Blogger Mamathilde a ajouté...

Selon cet homme, c'était la productivité qui comptait, si je comprends bien. Ligne droite dans le capitalisme rentable.

Moi non plus, je n'ai pas su suivre ce chemin. Et aujourd'hui, je ne travaille pas dans ma branche (de toute manière, l'histoire n'est pas reconnue comme une science très rentable) mais au moins, je fais quelque chose que j'aime.

Et au bout du compte, je crois encore, perclue de ces idéaux dépassés, que c'est ce qu'il y a de plus important.

11 janvier 2008 à 11 h 28  
Blogger Patrick Dion a ajouté...

Plus de défaite pour aller prendre un verre en soirée.
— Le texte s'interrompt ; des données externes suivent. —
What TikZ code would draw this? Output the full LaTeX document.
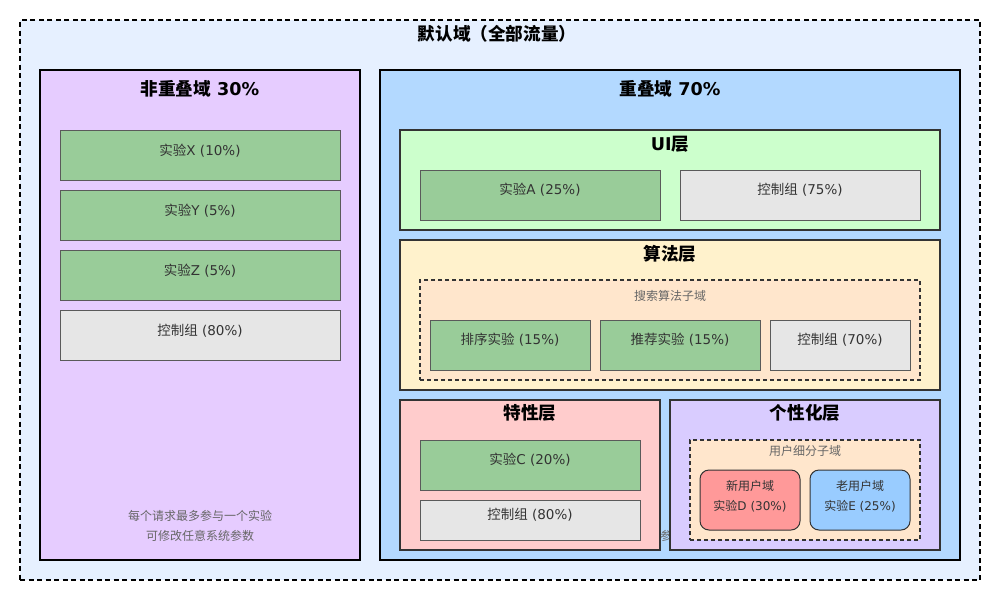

Yé!

11 janvier 2008 à 19 h 06  
Blogger Mek a ajouté...

J'arrive tout bientôt à mon milliard !

11 janvier 2008 à 19 h 58  
Anonymous Anonyme a ajouté...

On doit être allé au même cégep. J'ai été hantée par ce discours-là pendant environ 35 secondes. Au total, je dois avoir perdu une dizaine de millions. Et puis ? Et puis j'ai de ces histoires à raconter !!! Deux gamins qui sont bien élevés (keuf-keuf), un mari tout neuf, des tas de contrats bien réalisés, deux ou trois réorientations... et je souris tous les jours ! Les souvenirs heureux des chemins de traverse, c'est pour balancer dans l'espace pris par les charabias des profs culpabilisateurs, tiens !

12 janvier 2008 à 12 h 16  
Blogger Daniel Rondeau a ajouté...

C'est qui ça, ce prof taouin là??
Moi qui n'arrête pas de dire à mes étudiants le contraire...

16 janvier 2008 à 21 h 01  
Anonymous Anonyme a ajouté...

C'est à ce moment que l'on se rend compte qui accorde autant d'importance au matérialisme, au statut social...était-il heureux cet enseignant? Sûrement trop stressé par la peur éventuelle de perdre de l'argent pas encore gagnée!!!

je vote plutôt pour les parcours désirés, qui nous ressemblent, qui nous forgent une personnalité, une histoire de vie...

Chacun sa route, chacun son chemin!!!